Major functionality of REST datastore interface component is to give 'NoSQL' database access to the user without worrying the underline database. The 'service' of this component describes a generic service interface to store and manipulate the data of all the 'NoSQL' databases. Before implementing the interface we need clarify the REST datastore interface services which we use in all the datastore components. This needs to be done carefully since some concepts are specialized to its database. For example, SuperColumnFamily in Apache Cassandra.

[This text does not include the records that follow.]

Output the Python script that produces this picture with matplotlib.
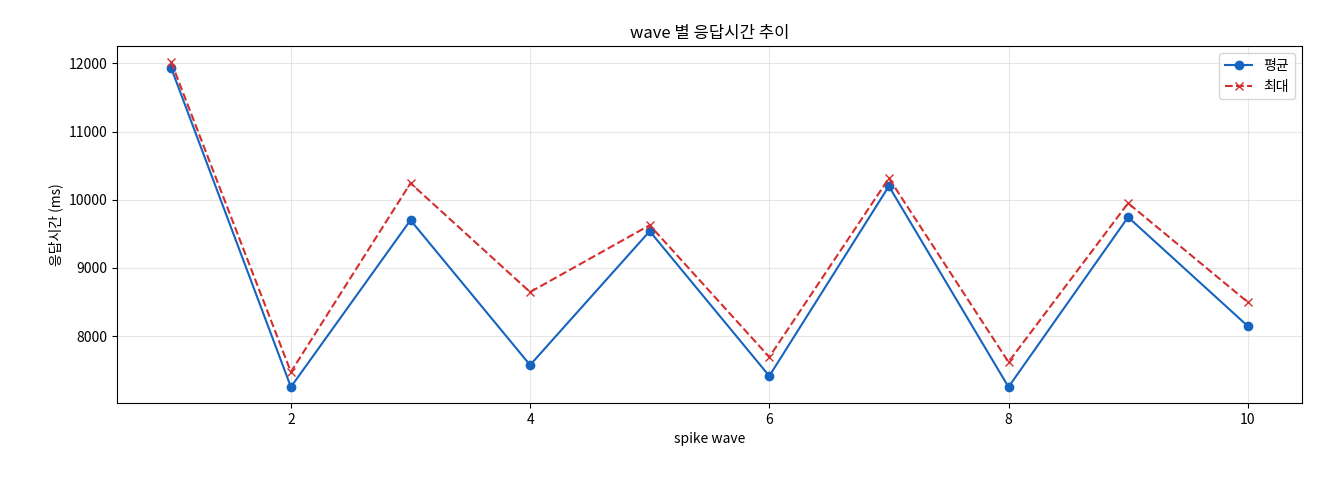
import matplotlib
matplotlib.use('Agg')
import matplotlib.pyplot as plt

plt.rcParams['font.family'] = ['Noto Sans CJK KR', 'DejaVu Sans']

waves = [1, 2, 3, 4, 5, 6, 7, 8, 9, 10]
avg_ms = [11927, 7253, 9700, 7575, 9538, 7414, 10198, 7253, 9744, 8147]
max_ms = [12015, 7473, 10242, 8645, 9626, 7692, 10315, 7619, 9949, 8498]

fig, ax = plt.subplots(figsize=(13.2, 4.8), dpi=100)
ax.plot(waves, avg_ms, marker='o', color='#1565c0', linewidth=1.5, markersize=6, label='평균')
ax.plot(waves, max_ms, marker='x', linestyle='--', color='#d32f2f', linewidth=1.5, markersize=6, label='최대')
ax.set_title('wave 별 응답시간 추이')
ax.set_xlabel('spike wave')
ax.set_ylabel('응답시간 (ms)')
ax.grid(True, alpha=0.3)
ax.legend(loc='upper right')
fig.subplots_adjust(left=0.089, right=0.986, top=0.904, bottom=0.16)
fig.savefig('out.png')
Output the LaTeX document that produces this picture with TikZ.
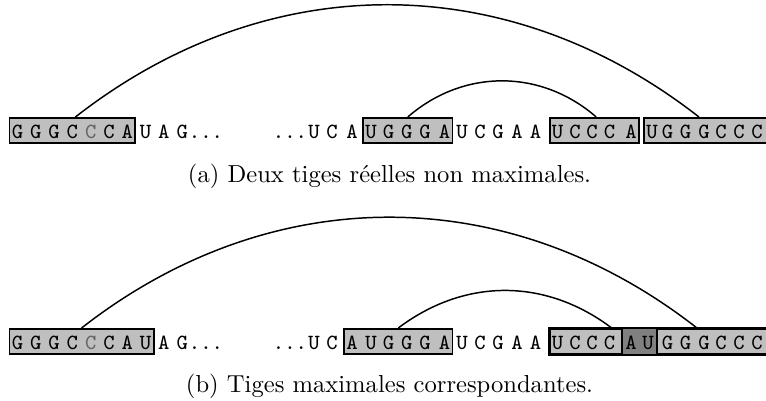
\documentclass[tikz,border=0pt]{standalone}
\usetikzlibrary{fit,backgrounds,calc}
\begin{document}
\begin{tikzpicture}[x=0.4067pt,y=-0.4067pt,
  base/.style={inner sep=0pt,minimum width=5.3pt,text height=8.05pt,
    text depth=1.9pt,anchor=base,font=\fontsize{8.8}{10}\selectfont\ttfamily},
  stem/.style={draw,line width=0.8pt,fill=black!25,inner xsep=0.4pt,inner ysep=0pt},
  pair/.style={line width=0.6pt}]
  \useasboundingbox (0,0) rectangle (766,401);
  % bases, same columns in both rows
  \foreach \r/\y/\u in {a/138.3/652,b/349.3/648}{
    \foreach \l/\c [count=\i] in {G/black,G/black,G/black,C/black,C/black!60,
        C/black,A/black,U/black,A/black,G/black}
      \node[base,text=\c] (\r l\i) at ({17.5+18.3*(\i-1)},\y) {\l};
    \node[base] (\r dl) at (206,\y) {...};
    \node[base] (\r dr) at (290,\y) {...};
    \foreach \l/\x [count=\i] in {U/314,C/332,A/352,U/371,G/388.5,G/406.7,
        G/425,A/444.5,U/462,C/480,G/498,A/517,A/535.5,U/557.5,C/575,C/592,
        C/609.5,A/631,U/\u,G/667.5,G/685.5,G/704,C/721,C/739,C/757}
      \node[base] (\r r\i) at (\x,\y) {\l};
    \coordinate (\r rim) at (772,\y);
  }
  \node[anchor=base] (capa) at (389.5,182.5) {(a) Deux tiges réelles non maximales.};
  \node[anchor=base] (capb) at (389.5,393) {(b) Tiges maximales correspondantes.};
  % stems
  \begin{scope}[on background layer]
    \node[stem,fit=(al1)(al7)] (s1) {};
    \node[stem,fit=(ar4)(ar8)] (s2) {};
    \node[stem,fit=(ar14)(ar18)] (s3) {};
    \node[stem,fit=(ar19)(ar25)(arim)] (s4) {};
    \node[stem,fit=(bl1)(bl8)] (t1) {};
    \node[stem,fit=(br3)(br8)] (t2) {};
    \node[stem,fit=(br14)(br19)] (t3) {};
    \node[stem,fit=(br18)(br25)(brim)] (t4) {};
    \fill[black!50] (t4.south west) rectangle (t3.north east);
    \draw[line width=0.8pt] (t3.south west) rectangle (t3.north east)
      (t4.south west) rectangle (t4.north east);
  \end{scope}
  \draw[pair] ($(s1.north)+(3,0)$) to[bend left=38] ($(s4.north)+(-9.5,0)$);
  \draw[pair] (s2.north) to[bend left=41] ($(s3.north)+(2,0)$);
  \draw[pair] (t1.north) to[bend left=38] ($(t4.north)+(-1,0)$);
  \draw[pair] (t2.north) to[bend left=37] ($(t3.north)+(9,0)$);
\end{tikzpicture}
\end{document}
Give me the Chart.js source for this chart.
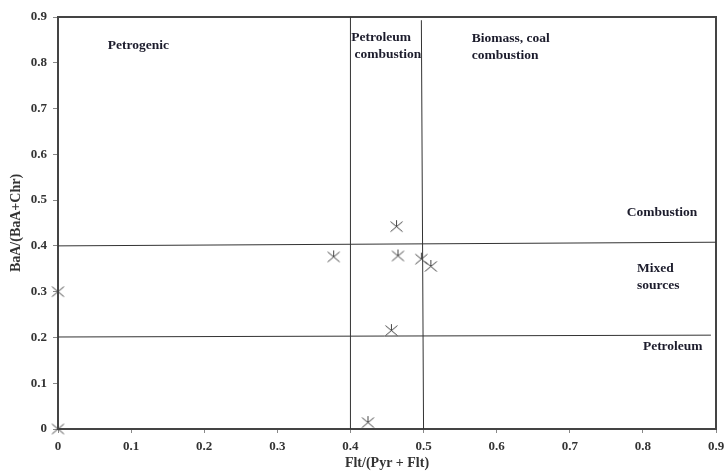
<!DOCTYPE html>
<html>
<head>
<meta charset="utf-8">
<script src="https://cdn.jsdelivr.net/npm/chart.js@4.4.1/dist/chart.umd.min.js"></script>
<style>
  html, body { margin: 0; padding: 0; background: #fff; }
  #wrap { width: 724px; height: 472px; position: relative; }
</style>
</head>
<body>
<div id="wrap"><canvas id="c"></canvas></div>
<script>
  // samples: Flt/(Pyr+Flt) vs BaA/(BaA+Chr)
  const fltRatio = [0, 0, 0.377, 0.463, 0.465, 0.497, 0.51, 0.456, 0.424];
  const baaRatio = [0.30, 0.0, 0.376, 0.442, 0.378, 0.371, 0.355, 0.215, 0.014];

  // boundary lines (source diagnostic ratios)
  const lineFlt04 = [{ x: 0.4, y: 0 }, { x: 0.4, y: 0.9 }];
  const lineFlt05 = [{ x: 0.5, y: 0 }, { x: 0.497, y: 0.893 }];
  const lineBaa04 = [{ x: 0, y: 0.4 }, { x: 0.9, y: 0.408 }];
  const lineBaa02 = [{ x: 0, y: 0.201 }, { x: 0.893, y: 0.205 }];

  const xTicks = [0, 0.1, 0.2, 0.3, 0.4, 0.5, 0.6, 0.7, 0.8, 0.9];
  const yTicks = [0, 0.1, 0.2, 0.3, 0.4, 0.5, 0.6, 0.7, 0.8, 0.9];

  // region captions, anchored in data units
  const regionLabels = [
    { lines: ["Petrogenic"], x: 0.068, y: 0.838 },
    { lines: ["Petroleum", " combustion"], x: 0.401, y: 0.855 },
    { lines: ["Biomass, coal", "combustion"], x: 0.566, y: 0.852 },
    { lines: ["Combustion"], x: 0.778, y: 0.473 },
    { lines: ["Mixed", "sources"], x: 0.792, y: 0.35 },
    { lines: ["Petroleum"], x: 0.8, y: 0.18 },
  ];

  const FONT = "'Liberation Serif', 'DejaVu Serif', serif";

  function asteriskImage() {
    var s = 15, c = document.createElement("canvas");
    c.width = s; c.height = s;
    var g = c.getContext("2d");
    g.strokeStyle = "#444";
    g.lineWidth = 1;
    g.beginPath();
    g.moveTo(1.5, 2.5); g.lineTo(13.5, 12.5);
    g.moveTo(13.5, 2.5); g.lineTo(1.5, 12.5);
    g.moveTo(7.5, 1); g.lineTo(7.5, 8);
    g.stroke();
    return c;
  }

  const frame = {
    id: "frame",
    beforeDatasetsDraw: function (chart) {
      var a = chart.chartArea, ctx = chart.ctx;
      ctx.save();
      ctx.strokeStyle = "#444";
      ctx.lineWidth = 2;
      ctx.strokeRect(a.left, a.top, a.right - a.left, a.bottom - a.top);
      ctx.fillStyle = "#1c1c2c";
      ctx.font = "bold 13.5px " + FONT;
      ctx.textBaseline = "middle";
      var xs = chart.scales.x, ys = chart.scales.y;
      regionLabels.forEach(function (l) {
        var px = xs.getPixelForValue(l.x), py = ys.getPixelForValue(l.y);
        l.lines.forEach(function (t, i) { ctx.fillText(t, px, py + i * 17); });
      });
      ctx.restore();
    }
  };

  function lineSet(pts, w) {
    return {
      type: "line", data: pts, borderColor: "#333", borderWidth: w || 1,
      pointRadius: 0, fill: false, showLine: true, order: 2
    };
  }

  new Chart(document.getElementById("c"), {
    type: "scatter",
    data: {
      datasets: [
        {
          label: "Samples",
          data: fltRatio.map(function (v, i) { return { x: v, y: baaRatio[i] }; }),
          pointStyle: asteriskImage(),
          pointRadius: 7,
          clip: false,
          order: 1
        },
        lineSet(lineFlt04),
        lineSet(lineFlt05),
        lineSet(lineBaa04),
        lineSet(lineBaa02)
      ]
    },
    options: {
      responsive: true,
      maintainAspectRatio: false,
      animation: false,
      layout: { padding: { top: 17, right: 0, left: 8, bottom: 0 } },
      plugins: { legend: { display: false }, tooltip: { enabled: false } },
      scales: {
        x: {
          type: "linear", min: 0, max: 0.9,
          afterBuildTicks: function (s) { s.ticks = xTicks.map(function (v) { return { value: v }; }); },
          afterFit: function (s) { s.height = 43; s.paddingRight = 8; s.paddingLeft = 0; },
          grid: { drawOnChartArea: false, tickLength: 4, color: "#888" },
          border: { display: false },
          ticks: {
            color: "#333", padding: 6,
            font: { family: FONT, size: 13, weight: "bold" },
            callback: function (v) { return String(Math.round(v * 10) / 10); }
          },
          title: {
            display: true, text: "Flt/(Pyr + Flt)", color: "#333", padding: { top: -3, bottom: 0 },
            font: { family: FONT, size: 14, weight: "bold" }
          }
        },
        y: {
          type: "linear", min: 0, max: 0.9,
          afterBuildTicks: function (s) { s.ticks = yTicks.map(function (v) { return { value: v }; }); },
          afterFit: function (s) { s.width = 50; },
          grid: { drawOnChartArea: false, tickLength: 5, color: "#888" },
          border: { display: false },
          ticks: {
            color: "#333", padding: 6,
            font: { family: FONT, size: 13, weight: "bold" },
            callback: function (v) { return String(Math.round(v * 10) / 10); }
          },
          title: {
            display: true, text: "BaA/(BaA+Chr)", color: "#333", padding: 0,
            font: { family: FONT, size: 14, weight: "bold" }
          }
        }
      }
    },
    plugins: [frame]
  });
</script>
</body>
</html>
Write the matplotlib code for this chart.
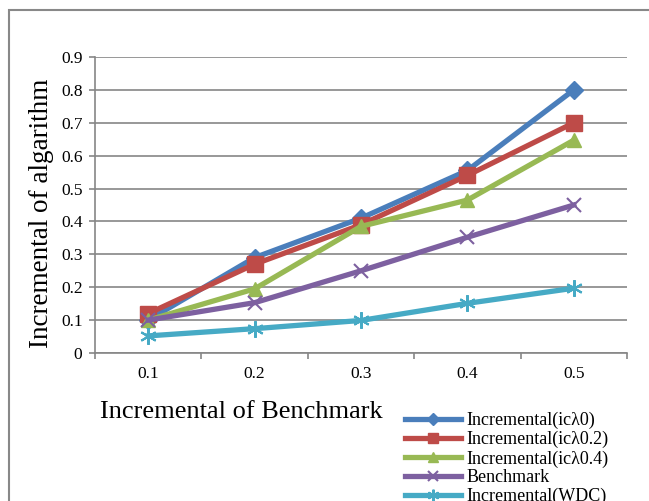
import numpy as np
import matplotlib.pyplot as plt
from matplotlib.patches import Rectangle

plt.rcParams['font.family'] = ['Liberation Serif', 'DejaVu Serif']

# data
categories = ['0.1', '0.2', '0.3', '0.4', '0.5']
ic0 = [0.10, 0.29, 0.41, 0.555, 0.80]
ic02 = [0.12, 0.27, 0.39, 0.54, 0.70]
ic04 = [0.10, 0.195, 0.385, 0.465, 0.647]
bench = [0.10, 0.153, 0.25, 0.352, 0.45]
wdc = [0.052, 0.074, 0.099, 0.151, 0.197]

names = ['Incremental(ic\u03bb0)', 'Incremental(ic\u03bb0.2)', 'Incremental(ic\u03bb0.4)',
         'Benchmark', 'Incremental(WDC)']
series = [ic0, ic02, ic04, bench, wdc]
colors = ['#4A7EBB', '#BE4B48', '#98B954', '#7D60A0', '#46AAC5']
markers = ['D', 's', '^', 'x', (6, 2, 0)]
msizes = [9, 11, 10, 10, 12]

W, H = 649, 501
fig = plt.figure(figsize=(W / 100, H / 100), dpi=100)
ax = fig.add_axes([95 / W, 1 - 353 / H, 532 / W, 296 / H])

x = np.arange(len(categories))
for i, (ys, c, m, ms, nm) in enumerate(zip(series, colors, markers, msizes, names)):
    if m == 'x' or isinstance(m, tuple):
        ax.plot(x, ys, color=c, lw=3.8, marker=m, ms=ms, mew=1.5, label=nm, zorder=3 + i)
    else:
        ax.plot(x, ys, color=c, lw=3.8, marker=m, ms=ms, mec=c, label=nm, zorder=3 + i)

ax.set_xlim(-0.5, len(categories) - 0.5)
ax.set_ylim(0, 0.9)
ax.set_yticks(np.arange(0, 0.91, 0.1))
ax.set_yticklabels(['0'] + ['%.1f' % v for v in np.arange(0.1, 0.91, 0.1)])
ax.yaxis.grid(True, color='#868686', lw=1.2)
ax.set_axisbelow(True)

ax.set_xticks(np.arange(-0.5, len(categories), 1.0))
ax.set_xticklabels([])
ax.set_xticks(x, minor=True)
ax.set_xticklabels(categories, minor=True)
ax.tick_params(axis='x', which='minor', length=0, pad=9, labelsize=12.5)
ax.tick_params(axis='x', which='major', length=4, color='#868686', width=1.2)
ax.tick_params(axis='y', length=4, color='#868686', width=1.2, labelsize=12.5, pad=5)

for s in ['top', 'right']:
    ax.spines[s].set_visible(False)
for s in ['left', 'bottom']:
    ax.spines[s].set_color('#868686')
    ax.spines[s].set_linewidth(1.2)

fig.text(42 / W, 1 - 213 / H, 'Incremental of algarithm', rotation=90,
         ha='center', va='center', fontsize=19.5)
fig.text(241 / W, 1 - 412 / H, 'Incremental of Benchmark',
         ha='center', va='center', fontsize=19)

fig.legend(loc='upper left', bbox_to_anchor=(405 / W, 1 - 412 / H), frameon=False,
           fontsize=13, handlelength=3.1, handletextpad=0.28, labelspacing=0.1,
           markerscale=0.7, borderpad=0, borderaxespad=0)

# chart border
fig.patches.append(Rectangle((9 / W, -0.1), 1.0, 1 - 10 / H + 0.1, transform=fig.transFigure,
                             fill=False, edgecolor='#888888', lw=1.5))

fig.savefig('out.png', dpi=100)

The “service” of the wrapper components describes a database specific service interface to store and manipulate the data of related 'NoSQL' databases. These are varying with their APIs.

Reference:

In the preference we need to create an interface which describes the dependencies. The preference of REST datastore interface component will be directed to the wrapped database components service interface. Wrapped database components do not have references.

Property:

This defines the configuration parameters of the components that can be used to describe the behaviour of the datastore components. For example concurrency controls in the datastore components. These parameters can be set in a configuration file which is an xml or a text file. This configuration file may change for different 'NoSQL' datastores. Need deep analysis of each DBMS to find the configuration parameters.

Intent Policies:

  • Implementation policies:

This will be a transaction based implementation and need to have a log of each transaction. The logging function may included in the DBMS itself but here we need a separate log to see whether each and every transaction which invoke the service interface end up as a successful transactions.

Implementation:

The components will be implemented using java. The logical task of,

  • REST datastore interface component is to mediate the transaction to the wrapped database component and get back the results to the user
  • Wrapped database component is wrapping the ‘NoSQL’ database as a SCA component

Here is a sample for how components work together

All the implementation I mentioned above based on my knowledge and the ideas of Jean-Sebastian came up with. Need to discuss further to clear out the conflicts in the component.

Deliverables:
  1. The REST interface component.
  2. Components which Wrapped Apache Cassandra, CouchDB and Hadoop/Hbase databases.
  3. Functionality testing framework.
  4. Documentation and a tutorial for the new components.
Time-line:

April 25 - May 23

  • Continue studying on 
    • How Tuscany works 
    • How to create SCA components by reading and implementing sample SCA components.
  • Discuss the problems, ideas and the conflicts with the mentor and other Tuscany community members.
  • Define a  sample scenario for the implementation over the various databases
  • Use that sample scenario to identify the APIs of the databases.
  • Put database independent parts of the scenario in Tuscany and mock up the database access (identify the different commands).
  • Contact the Apache Cassandra, CouchDB and Hadoop/Hbase communities if there is a problem of understanding.

May 24 - July 10

  • Decide the API for access and manipulate data in the NoSQL datastore components.
  • Starting implementation of the datastore components
    • Stage 2: Implementing the REST interface component (Abstract model).
    • Stage 1: Implementing component for Apache Cassandra and modify the REST interface component to support Apache Cassandra.
      • Do functional tests for the component using the REST interface component.

July 11

  • Mid-term evaluation of the project.

July 12 - August 15

  • Continue implementation of the datastore components
    • Stage 3: Implementing component for CouchDB and modify the REST interface component to support CouchDB.
      • Do functional tests for the component using the REST interface component.
    • Stage 4: Implementing component Hadoop/Hbase and modify the REST interface component to support Hadoop/Hbase.
      • Do functional tests for the component using the REST interface component.
  • Write documentation and a tutorial for the new components using a well known use-case scenario.

August 16 - August 22

  • Make the final adjustments to all the deliverables for the submission.

August 26

  • Final evaluation deadline.
Community Interactions:

Working with an Open source model of communication I like to interact the community via,

  • JIRA issue tracking system
  • Apache Tuscany mailing-list
  • irc channel (#tuscany)
  • private chats on gtalk or Skype

Using these mediums I like to do my project fully open to the community and take the precious ideas of each and every community member.

Biography:

I am Eranda Sooriyabandara a final year student of Department of Computer Science and Engineering, University of Moratuwa, Sri Lanka. As I am very much interested in databses I have experienced in working with databases like Apache Derby, MySQL, PostgreSQL, Oracle and Apache Cassandra as a 'NoSQL'. Also I have knowledge on Service Oriented Architecure and related topics like web services, SOAP since I had 6 month internship in a SOA middleware company.

The reason I involve in this project is because this is a great chance to learn about 'NoSQL' databases like Apache Cassandra, CouchDB, Hadoop/Hbase and AppEngine datastore and I can experience the Service Components Architecture, which is bit new technology to me but I like to learn the further while doing my contribution to Apache Tuscany. Also working with an experienced community is a big opportunity to me to learn new technologies from the best.